╔══

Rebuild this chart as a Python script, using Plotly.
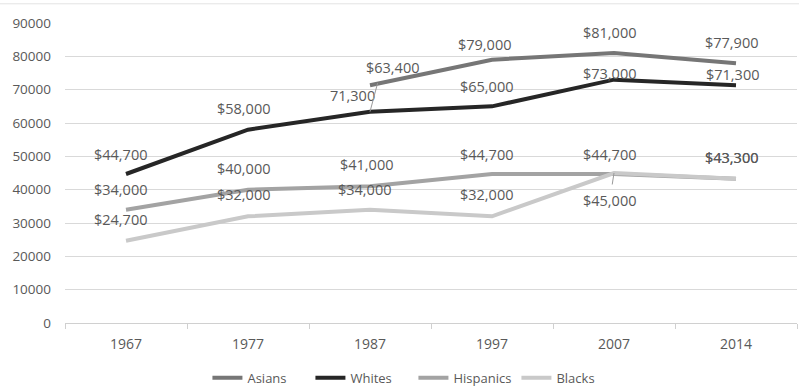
import plotly.graph_objects as go

years = ["1967", "1977", "1987", "1997", "2007", "2014"]

asians = [None, None, 71300, 79000, 81000, 77900]
whites = [44700, 58000, 63400, 65000, 73000, 71300]
hispanics = [34000, 40000, 41000, 44700, 44700, 43300]
blacks = [24700, 32000, 34000, 32000, 45000, 43300]

asians_labels = [None, None, "$63,400", "$79,000", "$81,000", "$77,900"]
whites_labels = ["$44,700", "$58,000", "71,300", "$65,000", "$73,000", "$71,300"]
hispanics_labels = ["$34,000", "$40,000", "$41,000", "$44,700", "$44,700", "$43,300"]
blacks_labels = ["$24,700", "$32,000", "$34,000", "$32,000", "$45,000", "$43,300"]

y_ticks = [0, 10000, 20000, 30000, 40000, 50000, 60000, 70000, 80000, 90000]

series = [
    ("Asians", asians, asians_labels, "#767676"),
    ("Whites", whites, whites_labels, "#262626"),
    ("Hispanics", hispanics, hispanics_labels, "#a3a3a3"),
    ("Blacks", blacks, blacks_labels, "#c9c9c9"),
]

# label offsets in pixels (dx, dy) per series/point
offsets = {
    "Asians": [None, None, (23, 18), (-7, 15), (-4, 21), (-4, 21)],
    "Whites": [(-5, 20), (-4, 21), (-18, 16), (-5, 20), (-4, 6), (-3, 11)],
    "Hispanics": [(-5, 20), (-4, 21), (-3, 22), (-5, 20), (-4, 20), (-4, 21)],
    "Blacks": [(-5, 21), (-4, 22), (-5, 20), (-5, 22), (-4, -27), (-4, 21)],
}

fig = go.Figure()
for name, vals, labs, col in series:
    fig.add_trace(go.Scatter(
        x=years, y=vals, name=name, mode="lines",
        line=dict(color=col, width=4), connectgaps=False,
    ))

font_lbl = dict(family="Open Sans", size=14.5, color="#595959")
annotations = []
for name, vals, labs, col in series:
    for i, (v, t) in enumerate(zip(vals, labs)):
        if v is None or t is None:
            continue
        dx, dy = offsets[name][i]
        annotations.append(dict(
            x=i, y=v, xref="x", yref="y", text=t, showarrow=False,
            xshift=dx, yshift=dy, font=font_lbl,
        ))

# leader lines
annotations.append(dict(x=2, y=whites[2], xref="x", yref="y", text="",
                        showarrow=True, arrowhead=0, arrowwidth=1, arrowcolor="#9a9a9a",
                        ax=8, ay=-30, standoff=0))
annotations.append(dict(x=4, y=blacks[4], xref="x", yref="y", text="",
                        showarrow=True, arrowhead=0, arrowwidth=1, arrowcolor="#9a9a9a",
                        ax=-2, ay=13, standoff=0))

fig.update_layout(
    width=799, height=389,
    margin=dict(l=65, r=2, t=23, b=66, autoexpand=False),
    paper_bgcolor="white", plot_bgcolor="white",
    showlegend=True,
    legend=dict(orientation="h", x=0.476, xanchor="center", y=-0.183, yanchor="middle",
                font=dict(family="Open Sans", size=13, color="#595959"),
                itemwidth=30, traceorder="normal", entrywidth=58, entrywidthmode="pixels"),
    annotations=annotations,
    shapes=[dict(type="line", xref="paper", yref="paper", x0=-0.089, x1=1.003,
                 y0=1.064, y1=1.064, line=dict(color="#e3e3e3", width=1))],
)
fig.update_xaxes(type="category", showgrid=False, showline=True, linecolor="#d0d0d0",
                 ticks="outside", tickson="boundaries", ticklen=5, tickcolor="#d0d0d0",
                 tickfont=dict(family="Open Sans", size=14, color="#595959"),
                 range=[-0.5, 5.5], ticklabelstandoff=8, automargin=False)
fig.update_yaxes(range=[0, 90000], tickvals=y_ticks, ticktext=[str(v) for v in y_ticks],
                 showgrid=True, gridcolor="#d9d9d9", gridwidth=1, zeroline=False,
                 tickfont=dict(family="Open Sans", size=13.5, color="#595959"),
                 ticklabelstandoff=13, automargin=False)

fig.write_html("out.html")
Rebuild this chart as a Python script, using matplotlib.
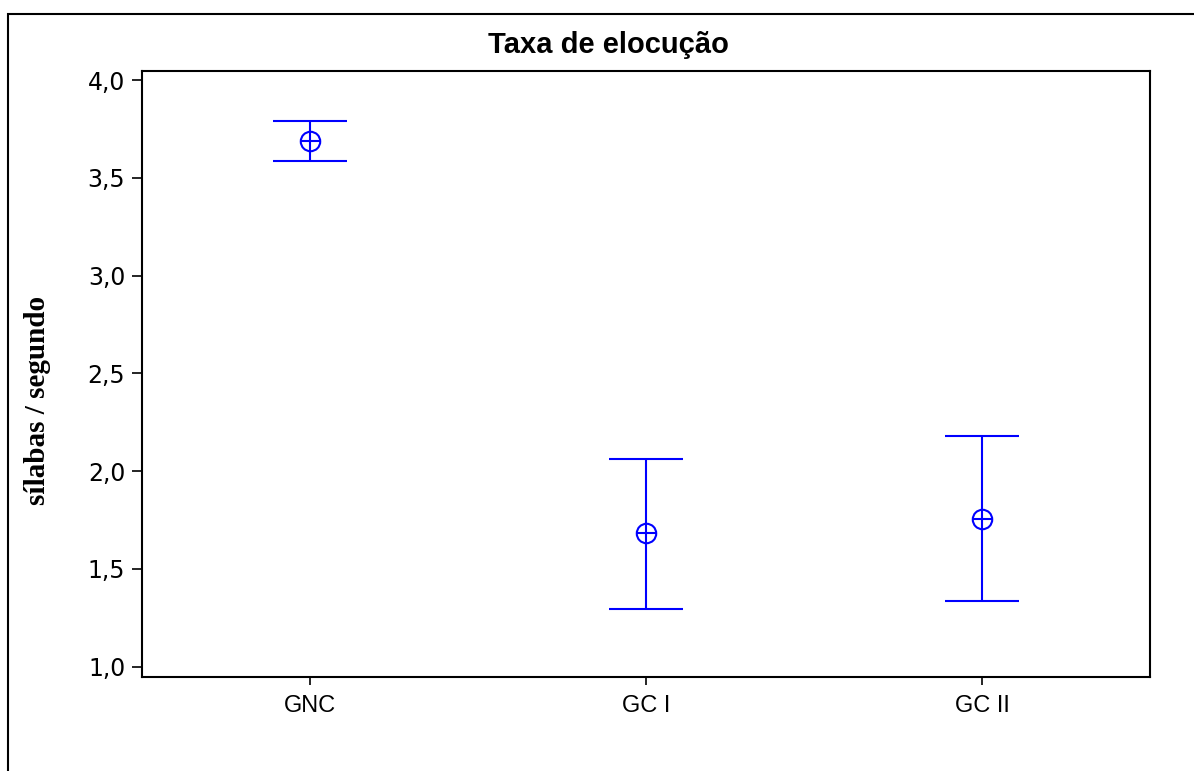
import matplotlib.pyplot as plt
from matplotlib.patches import Rectangle
from matplotlib.ticker import FuncFormatter
import numpy as np

groups = ['GNC', 'GC I', 'GC II']
means = [3.690, 1.682, 1.756]
upper = [3.792, 2.064, 2.180]
lower = [3.588, 1.297, 1.336]

yticks = [1.0, 1.5, 2.0, 2.5, 3.0, 3.5, 4.0]

fig = plt.figure(figsize=(11.94, 7.71), dpi=100)
ax = fig.add_axes([0.1189, 0.1223, 0.9631 - 0.1189, 0.9083 - 0.1223])

x = np.arange(1, len(groups) + 1)
m = np.array(means)
err = [m - np.array(lower), np.array(upper) - m]

blue = '#0000ff'
ax.errorbar(x, m, yerr=err, fmt='none', ecolor=blue, elinewidth=1.5,
            capsize=26.6, capthick=1.5)
ax.plot(x, m, 'o', ms=14, mfc='none', mec=blue, mew=1.5)
ax.plot(x, m, '_', ms=14, color=blue, mew=1.5)

ax.set_xlim(0.5, 3.5)
ax.set_ylim(0.949, 4.048)
ax.set_xticks(x)
ax.set_xticklabels(groups, family='Liberation Sans', fontsize=17)
ax.set_yticks(yticks)
ax.yaxis.set_major_formatter(FuncFormatter(lambda v, p: ('%.1f' % v).replace('.', ',')))
for t in ax.get_yticklabels():
    t.set_family('DejaVu Sans')
    t.set_fontsize(17)
ax.tick_params(axis='y', direction='out', length=7, width=1.2, pad=5)
ax.tick_params(axis='x', direction='out', length=6, width=1.2, pad=7)
for s in ax.spines.values():
    s.set_linewidth(1.5)

fig.text(608 / 1194, 1 - 45 / 771, 'Taxa de elocução', family='Liberation Sans',
         fontweight='bold', fontsize=21, ha='center', va='center')
fig.text(38 / 1194, 1 - 400 / 771, 'sílabas / segundo', rotation=90,
         family='Liberation Serif', fontweight='bold', fontsize=21,
         ha='center', va='center')

# outer frame (left and top edges visible)
fig.patches.append(Rectangle((8 / 1194, -0.5), 2, 0.5 + (1 - 14 / 771),
                             transform=fig.transFigure, fill=False,
                             edgecolor='black', linewidth=1.5))

fig.savefig('out.png', dpi=100)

╚══

DIRECTIONS FOR THIS TASK: The required output is the exact run of lines from the start of the records through the line containing "blacks = [24700, 32000, 34000, 32000, 45000, 43300]", both ends included, with no pictures.

ANSWER TO THE TASK:
Rebuild this chart as a Python script, using Plotly.
import plotly.graph_objects as go

years = ["1967", "1977", "1987", "1997", "2007", "2014"]

asians = [None, None, 71300, 79000, 81000, 77900]
whites = [44700, 58000, 63400, 65000, 73000, 71300]
hispanics = [34000, 40000, 41000, 44700, 44700, 43300]
blacks = [24700, 32000, 34000, 32000, 45000, 43300]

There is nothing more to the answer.